Le soutien précoce de Weah à une réponse pénale après la guerre civile réapparaît lors de son entrée en politique et la formation du Congrès pour le changement démocratique (CDC). Vers 2005, le Forum pour la création d'un tribunal chargé de juger les crimes de guerre est lancé et géré par les responsables de son parti.

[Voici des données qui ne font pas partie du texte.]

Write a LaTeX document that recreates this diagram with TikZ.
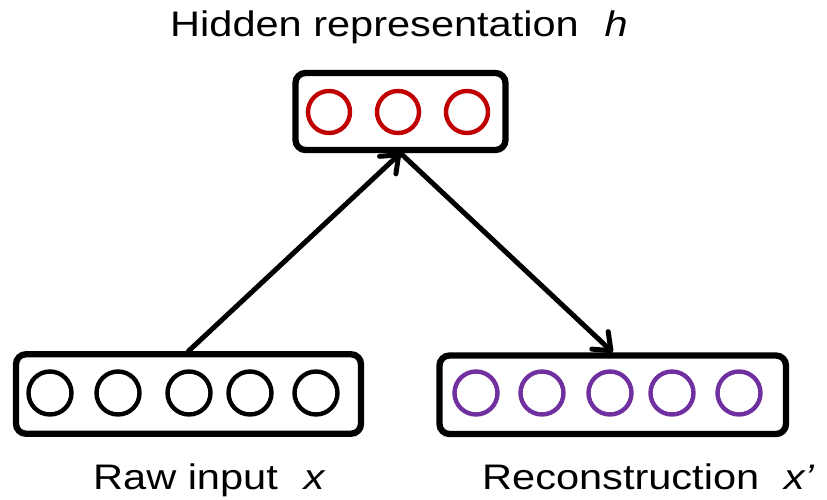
\documentclass[tikz,border=0pt]{standalone}
\usepackage{fontspec}
\setmainfont{Liberation Sans}
\usetikzlibrary{arrows.meta}
\definecolor{hidred}{HTML}{C00000}
\definecolor{recpurple}{HTML}{7030A0}
\newcommand{\widetext}[1]{\scalebox{1.17}[1]{#1}}
\tikzset{
  layer/.style={draw=black, line width=6.3pt, rounded corners=10pt, inner sep=0pt},
  unit/.style={circle, draw, line width=4.4pt, minimum size=42pt, inner sep=0pt},
  flow/.style={line width=5pt, line cap=round,
    -{Straight Barb[length=15pt,width=24pt,line cap=round,line join=round]}},
  caption/.style={anchor=base west, inner sep=0pt, font=\fontsize{35.5}{40}\selectfont}
}
\begin{document}
\begin{tikzpicture}[x=1pt, y=-1pt]
  \useasboundingbox (0,0) rectangle (827,500);
  % layer frames
  \node[layer, minimum width=210pt, minimum height=77pt] (hid) at (400.5,111.5) {};
  \node[layer, minimum width=345pt, minimum height=79.5pt] (inp) at (188.5,394) {};
  \node[layer, minimum width=346.5pt, minimum height=78.5pt] (rec) at (612.75,394.75) {};
  % hidden units
  \foreach \i/\x in {1/329, 2/398, 3/467}
    \node[unit, draw=hidred] (h\i) at (\x,112) {};
  % input units
  \foreach \i/\x in {1/50, 2/118, 3/189, 4/250, 5/316}
    \node[unit, minimum size=43pt, draw=black] (x\i) at (\x,393) {};
  % reconstruction units
  \foreach \i/\x in {1/476, 2/542, 3/610, 4/672, 5/739}
    \node[unit, minimum size=43pt, draw=recpurple] (r\i) at (\x,393) {};
  % encoder and decoder
  \draw[flow] (inp.north) -- (hid.south);
  \draw[flow] (hid.south) -- (rec.north);
  % captions
  \node[caption] (th) at (170,37) {\widetext{Hidden representation\hspace{22pt}\textit{h}}};
  \node[caption] (tx) at (93,489) {\widetext{Raw input\hspace{22pt}\textit{x}}};
  \node[caption] (tr) at (482,489) {\widetext{Reconstruction\hspace{21pt}\textit{x’}}};
\end{tikzpicture}
\end{document}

Ce mouvement compare l'approche de la Commission vérité et réconciliation (CVR) libérienne à celle d'un tigre de papier, comme me le dit le président du Forum, Mulbah Morlu, en 2006. "La CVR est une perte de temps, nous avons besoin d'un tribunal pour les crimes de guerre", déclare alors Morlu. À l'époque, j'étais un débutant en matière de justice transitionnelle et je soutenais le processus de la CVR. Morlu est nommé président du CDC en 2017, après l'élection de Weah à la présidence du pays.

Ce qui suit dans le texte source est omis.